| Stated task |
Leaving out the pictures, retype the lines from the beginning of the listing through the line containing "const yTicks = [85, 90, 95, 100, 105, 110, 115, 120];".

| Stored data |
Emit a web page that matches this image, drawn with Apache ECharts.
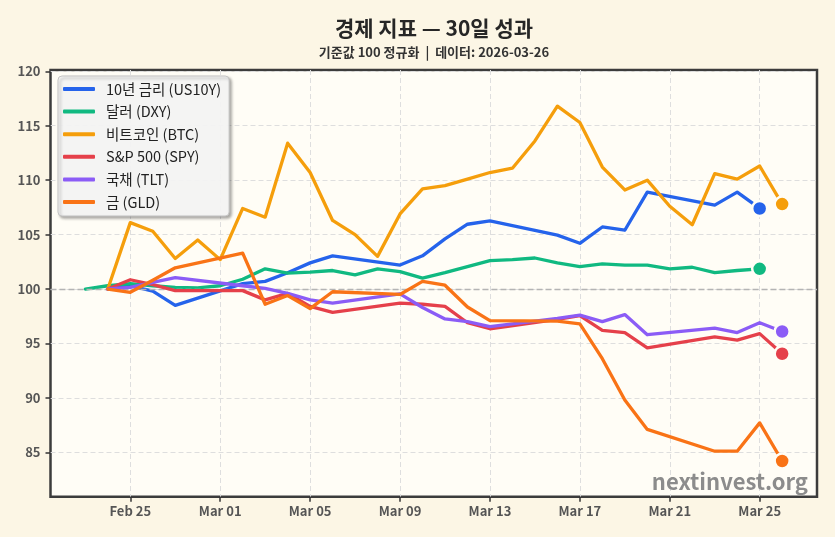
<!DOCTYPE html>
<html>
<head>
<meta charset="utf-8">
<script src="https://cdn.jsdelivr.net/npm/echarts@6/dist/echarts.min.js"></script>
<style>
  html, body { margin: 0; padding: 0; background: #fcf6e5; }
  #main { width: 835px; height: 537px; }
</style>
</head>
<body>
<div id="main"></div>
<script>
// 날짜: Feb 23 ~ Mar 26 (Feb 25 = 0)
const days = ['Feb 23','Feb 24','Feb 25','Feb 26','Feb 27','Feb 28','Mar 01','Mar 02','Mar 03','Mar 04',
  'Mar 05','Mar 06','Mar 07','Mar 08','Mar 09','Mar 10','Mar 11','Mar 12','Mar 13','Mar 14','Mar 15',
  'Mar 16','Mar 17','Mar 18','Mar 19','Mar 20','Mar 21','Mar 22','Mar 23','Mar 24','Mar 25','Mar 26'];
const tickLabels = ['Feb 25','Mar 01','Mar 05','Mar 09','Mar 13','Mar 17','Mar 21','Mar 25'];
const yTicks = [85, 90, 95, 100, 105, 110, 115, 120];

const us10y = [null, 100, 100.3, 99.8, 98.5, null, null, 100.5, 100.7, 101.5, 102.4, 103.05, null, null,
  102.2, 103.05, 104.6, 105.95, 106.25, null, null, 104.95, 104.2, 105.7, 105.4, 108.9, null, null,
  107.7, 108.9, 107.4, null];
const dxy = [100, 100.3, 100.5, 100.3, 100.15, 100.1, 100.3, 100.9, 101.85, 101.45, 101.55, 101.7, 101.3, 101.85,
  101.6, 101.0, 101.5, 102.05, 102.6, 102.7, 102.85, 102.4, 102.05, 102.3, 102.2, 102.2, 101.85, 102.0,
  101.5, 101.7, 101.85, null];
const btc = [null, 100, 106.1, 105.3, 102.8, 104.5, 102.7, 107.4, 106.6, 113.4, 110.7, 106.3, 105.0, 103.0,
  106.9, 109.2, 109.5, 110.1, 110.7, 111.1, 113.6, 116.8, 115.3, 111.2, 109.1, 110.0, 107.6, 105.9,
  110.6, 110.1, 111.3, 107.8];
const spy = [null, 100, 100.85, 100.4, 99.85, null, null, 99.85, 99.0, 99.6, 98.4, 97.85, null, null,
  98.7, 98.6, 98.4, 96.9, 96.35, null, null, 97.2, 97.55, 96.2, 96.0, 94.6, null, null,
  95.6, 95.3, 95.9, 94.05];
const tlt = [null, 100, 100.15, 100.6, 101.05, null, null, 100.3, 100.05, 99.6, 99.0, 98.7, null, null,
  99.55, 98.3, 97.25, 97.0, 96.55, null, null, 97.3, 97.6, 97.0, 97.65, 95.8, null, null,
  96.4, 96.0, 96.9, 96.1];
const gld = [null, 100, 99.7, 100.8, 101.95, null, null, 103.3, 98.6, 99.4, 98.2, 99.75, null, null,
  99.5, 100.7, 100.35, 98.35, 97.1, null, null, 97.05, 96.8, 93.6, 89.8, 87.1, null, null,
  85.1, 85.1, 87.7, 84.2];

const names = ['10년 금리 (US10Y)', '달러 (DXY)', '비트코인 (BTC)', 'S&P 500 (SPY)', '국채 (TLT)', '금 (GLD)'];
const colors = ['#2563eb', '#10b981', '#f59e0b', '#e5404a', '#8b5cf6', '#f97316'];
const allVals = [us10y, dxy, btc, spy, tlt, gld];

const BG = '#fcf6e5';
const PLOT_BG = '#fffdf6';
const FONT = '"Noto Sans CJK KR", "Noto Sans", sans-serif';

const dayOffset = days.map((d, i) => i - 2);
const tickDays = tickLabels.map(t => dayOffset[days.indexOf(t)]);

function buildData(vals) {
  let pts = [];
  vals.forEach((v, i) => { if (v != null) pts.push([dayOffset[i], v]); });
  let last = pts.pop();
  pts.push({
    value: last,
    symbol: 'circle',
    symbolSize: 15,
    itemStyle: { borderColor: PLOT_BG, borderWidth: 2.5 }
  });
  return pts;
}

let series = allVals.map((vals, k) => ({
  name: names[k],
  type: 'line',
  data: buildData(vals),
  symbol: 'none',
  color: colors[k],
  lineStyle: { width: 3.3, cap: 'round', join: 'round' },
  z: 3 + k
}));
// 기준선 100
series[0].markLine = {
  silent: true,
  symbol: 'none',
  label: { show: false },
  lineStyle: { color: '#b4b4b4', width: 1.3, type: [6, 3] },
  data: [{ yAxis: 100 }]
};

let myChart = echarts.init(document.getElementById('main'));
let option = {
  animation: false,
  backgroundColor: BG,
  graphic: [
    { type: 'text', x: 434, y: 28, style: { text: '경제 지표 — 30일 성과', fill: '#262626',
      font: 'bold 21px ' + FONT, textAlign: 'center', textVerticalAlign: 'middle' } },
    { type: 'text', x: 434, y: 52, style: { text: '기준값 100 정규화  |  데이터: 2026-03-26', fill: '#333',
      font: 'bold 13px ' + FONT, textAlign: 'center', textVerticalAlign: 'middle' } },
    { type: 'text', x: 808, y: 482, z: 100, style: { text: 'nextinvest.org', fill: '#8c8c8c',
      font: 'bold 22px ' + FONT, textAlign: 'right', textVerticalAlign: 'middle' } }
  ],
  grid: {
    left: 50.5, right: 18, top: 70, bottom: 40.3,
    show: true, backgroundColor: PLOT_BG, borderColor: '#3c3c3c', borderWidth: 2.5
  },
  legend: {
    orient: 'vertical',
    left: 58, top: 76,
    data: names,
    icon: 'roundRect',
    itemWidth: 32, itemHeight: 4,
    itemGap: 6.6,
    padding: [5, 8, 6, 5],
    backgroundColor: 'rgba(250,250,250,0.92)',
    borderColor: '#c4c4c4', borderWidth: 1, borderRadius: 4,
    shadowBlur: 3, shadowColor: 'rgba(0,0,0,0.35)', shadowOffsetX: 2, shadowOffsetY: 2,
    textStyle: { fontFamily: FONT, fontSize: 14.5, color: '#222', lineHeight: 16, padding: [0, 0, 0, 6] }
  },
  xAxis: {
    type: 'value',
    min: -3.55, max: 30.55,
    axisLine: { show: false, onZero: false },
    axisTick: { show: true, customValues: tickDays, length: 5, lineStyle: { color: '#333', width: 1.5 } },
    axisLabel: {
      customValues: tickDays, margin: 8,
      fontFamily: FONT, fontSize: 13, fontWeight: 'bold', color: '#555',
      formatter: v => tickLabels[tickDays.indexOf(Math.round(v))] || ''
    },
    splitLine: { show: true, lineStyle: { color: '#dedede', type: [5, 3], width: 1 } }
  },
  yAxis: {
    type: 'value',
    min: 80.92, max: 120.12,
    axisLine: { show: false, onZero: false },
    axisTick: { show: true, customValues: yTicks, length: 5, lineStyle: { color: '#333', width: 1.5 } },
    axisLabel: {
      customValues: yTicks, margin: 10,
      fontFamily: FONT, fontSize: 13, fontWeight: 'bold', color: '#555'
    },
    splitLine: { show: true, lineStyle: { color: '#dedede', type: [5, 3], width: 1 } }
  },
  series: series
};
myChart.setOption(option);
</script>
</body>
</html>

| In response |
Emit a web page that matches this image, drawn with Apache ECharts.
<!DOCTYPE html>
<html>
<head>
<meta charset="utf-8">
<script src="https://cdn.jsdelivr.net/npm/echarts@6/dist/echarts.min.js"></script>
<style>
  html, body { margin: 0; padding: 0; background: #fcf6e5; }
  #main { width: 835px; height: 537px; }
</style>
</head>
<body>
<div id="main"></div>
<script>
// 날짜: Feb 23 ~ Mar 26 (Feb 25 = 0)
const days = ['Feb 23','Feb 24','Feb 25','Feb 26','Feb 27','Feb 28','Mar 01','Mar 02','Mar 03','Mar 04',
  'Mar 05','Mar 06','Mar 07','Mar 08','Mar 09','Mar 10','Mar 11','Mar 12','Mar 13','Mar 14','Mar 15',
  'Mar 16','Mar 17','Mar 18','Mar 19','Mar 20','Mar 21','Mar 22','Mar 23','Mar 24','Mar 25','Mar 26'];
const tickLabels = ['Feb 25','Mar 01','Mar 05','Mar 09','Mar 13','Mar 17','Mar 21','Mar 25'];
const yTicks = [85, 90, 95, 100, 105, 110, 115, 120];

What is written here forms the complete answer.